M* reports BND's breakdown (12/31) as 35.65% Treasuries (0% TIPs, 4.15% US Agency, 1.64% Non-US Government, and 1.95% Other Government Related - for a total of 43.38%).

Vanguard reports BND's breakdown (1/31) as 43.1% Treasury/Agency.

Reply to
Mark Freeland

That's exactly my point/question, though.

Both funds (on the funds' own websites) report two things related to US obligations.

One thing they report is the percentage of 1099-DIV box 1a dividends that is from US obligations (such amount is then excluded from state taxable income).

The other thing they report is the percentage of the fund's assets that are invested in US obligations. Such amounts are exempt from state intangibles taxes (for those states that have them) and also some states only exempt US obligation income from tax if the fund invests at least 50% of its assets in US obligations.

AGG's (iShares's) website says that 6.57% of AGG's income is from US obligations and 35.62% of its assets are invested in US obligations.

BND's (Vanguard's) website says that 26.57% of BND's income is from US obligations and 43.1% of its assets are invested in US obligations.
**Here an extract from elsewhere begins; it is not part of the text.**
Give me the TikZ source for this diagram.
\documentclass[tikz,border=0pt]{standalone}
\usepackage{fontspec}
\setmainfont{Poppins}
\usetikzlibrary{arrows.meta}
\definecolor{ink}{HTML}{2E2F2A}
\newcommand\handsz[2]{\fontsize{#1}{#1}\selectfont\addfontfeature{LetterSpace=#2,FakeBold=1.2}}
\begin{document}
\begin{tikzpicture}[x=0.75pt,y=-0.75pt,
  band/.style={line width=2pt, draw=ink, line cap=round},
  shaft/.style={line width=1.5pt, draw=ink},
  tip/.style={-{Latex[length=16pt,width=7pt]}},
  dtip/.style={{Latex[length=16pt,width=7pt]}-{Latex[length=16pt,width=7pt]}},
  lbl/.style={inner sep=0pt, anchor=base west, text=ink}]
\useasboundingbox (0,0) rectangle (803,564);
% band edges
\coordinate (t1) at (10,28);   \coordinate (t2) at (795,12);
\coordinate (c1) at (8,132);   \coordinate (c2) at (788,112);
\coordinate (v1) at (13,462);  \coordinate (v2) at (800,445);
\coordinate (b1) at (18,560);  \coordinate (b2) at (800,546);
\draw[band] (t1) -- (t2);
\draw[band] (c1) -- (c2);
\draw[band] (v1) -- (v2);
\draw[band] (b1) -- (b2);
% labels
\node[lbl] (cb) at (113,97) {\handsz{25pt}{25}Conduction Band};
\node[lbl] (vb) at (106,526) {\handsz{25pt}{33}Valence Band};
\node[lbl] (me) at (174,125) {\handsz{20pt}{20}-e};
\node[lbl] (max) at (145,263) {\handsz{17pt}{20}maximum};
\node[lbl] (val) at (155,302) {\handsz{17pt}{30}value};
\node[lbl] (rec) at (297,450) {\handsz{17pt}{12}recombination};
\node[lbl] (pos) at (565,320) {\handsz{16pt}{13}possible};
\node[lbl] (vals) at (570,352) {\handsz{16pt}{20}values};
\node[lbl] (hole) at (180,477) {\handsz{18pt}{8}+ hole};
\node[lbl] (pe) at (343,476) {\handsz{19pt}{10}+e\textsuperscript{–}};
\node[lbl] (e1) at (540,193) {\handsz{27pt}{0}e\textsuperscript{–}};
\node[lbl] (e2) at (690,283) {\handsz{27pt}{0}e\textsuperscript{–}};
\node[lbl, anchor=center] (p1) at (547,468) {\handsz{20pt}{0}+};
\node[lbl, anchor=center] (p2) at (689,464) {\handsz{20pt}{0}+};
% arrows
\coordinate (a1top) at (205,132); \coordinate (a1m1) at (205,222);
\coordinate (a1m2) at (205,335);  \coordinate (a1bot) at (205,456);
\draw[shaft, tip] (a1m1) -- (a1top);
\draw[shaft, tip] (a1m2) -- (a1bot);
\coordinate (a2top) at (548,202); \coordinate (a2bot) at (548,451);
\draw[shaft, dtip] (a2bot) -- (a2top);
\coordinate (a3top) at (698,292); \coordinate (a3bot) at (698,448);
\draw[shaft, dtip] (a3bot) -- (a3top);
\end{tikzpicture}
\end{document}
I assume (perhaps incorrectly) that the reported income from US obligations is the income from those instruments that are reported as being US obligations the fund invested in. So how is it the funds have similar percentages invested in US obligations but have very different percentages of their income from US obligations?

(I can think of one contribution -- if one fund has a lot more short-term cap gains. Those will be included in Box 1a dividends but obviously are not income from US obligations. I believe AGG's STCGD were indeed somewhat higher than BND's, but it's not enough to explain the difference.)